Schedule I drugsare illegal in the U.S. because they have high abuse potential, no medical use, and severe safety concerns. Therefore Schedule II drugs (e.g Oxycodone, Morphine, Adderall) are the currently the highest class of controlled substances on the U.S. pharmaceutical market.

On Friday August 22. 2014, the Drug Enforcement Agency (DEA) announced that all hydrocodone-containing products will move from Schedule III to Schedule II.  The new rule becomes effective on October 6, 2014; about 42 days from today, and according to the DEA, the objective of this ‘up-scheduling’ is to reduce the recreational use of the drugs, while still ensuring that chronic/severe pain patients still have reasonable access to the amount of drug needed to control their pain and suffering. 

This issue has been deliberated on for over 10 years, and its proponents have argued that it will help prevent these highly addictive pain killers from getting into the wrong hands and devastating families and communities.
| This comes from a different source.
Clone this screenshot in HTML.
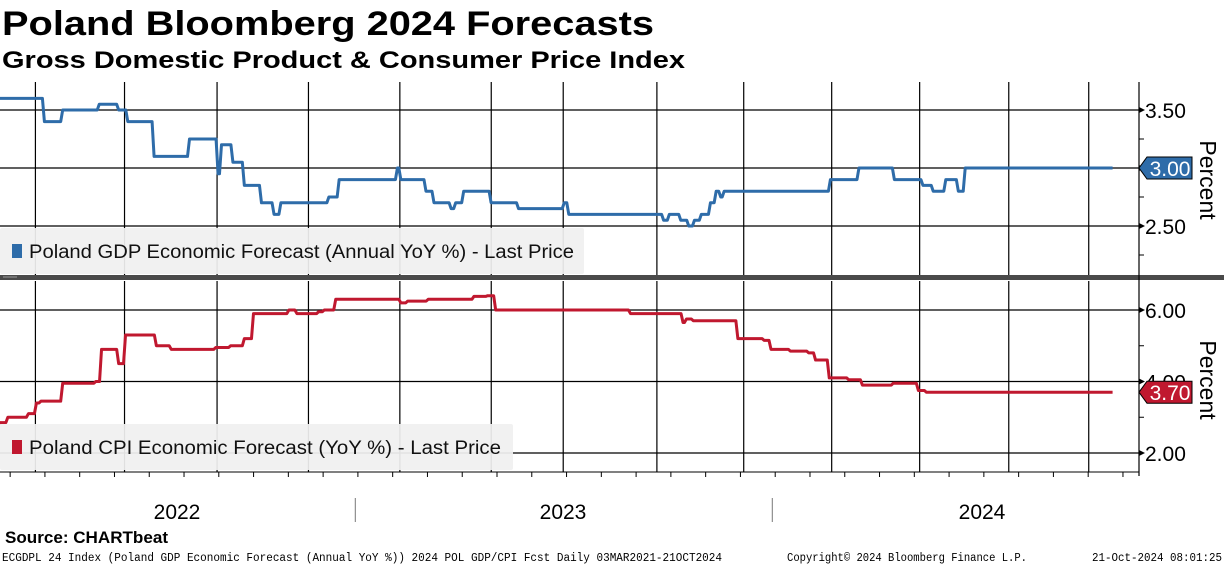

Opponents on the other hand, have expressed concerns that practitioners will now be less likely to prescribe hydrocodone products, and start prescribing less effective drugs. Chronic pain patients also worry about costs and what it will mean for their pocketbooks, considering they may have to make more visits to the doctor per year.

It is important to note that Hydrocodone is currently the most prescribed drug in the United States. Therefore, if you are a patient currently taking a hydrocodone product, here are some things you need to know about the change:

  • This new rule puts Lortab, Vicodin etc in the same drug class as Morphine or Oxycodone, therefore your doctor will no longer be able to send a fax or call in these prescriptions over the phone. You will need to bring in a written/hard copy prescription.
  • ONLY in an emergency, your doctor CAN phone in a 72-hour prescription for a Schedule II drug and then follow up with a written prescription for it.
  • Your doctor will no longer be able to put multiple refills on your hydrocodone prescription
  • However even without refills, you may still not have to go to your doctor every month. Your doctor can write a series of prescriptions that are dated on the same day, but with a “do not fill date until a xx-xx-2014 future date” written on it. While It is not a refill, he can write up to three prescriptions like this on the same day, covering you for a maximum of a 90-day supply.
  • Cough suppressants containing hydrocodone such as Hycodan, PennKinetic, Mycodone, Tussigon and Tussionex will also be affected.
  • At this time, Codeine is the only pain-reliever left in Schedule III, and is therefore the only pain reliever that can still be called or faxed in.
  • These changes do not take effect till October 6, 2014.
  • If you are a chronic pain patient, talk to your pharmacist or doctor about how this change may affect you personally.

What are your thoughts about this schedule change? Do you think it will benefit or hurt the patient/consumer? How about its effect on Health Care Professionals?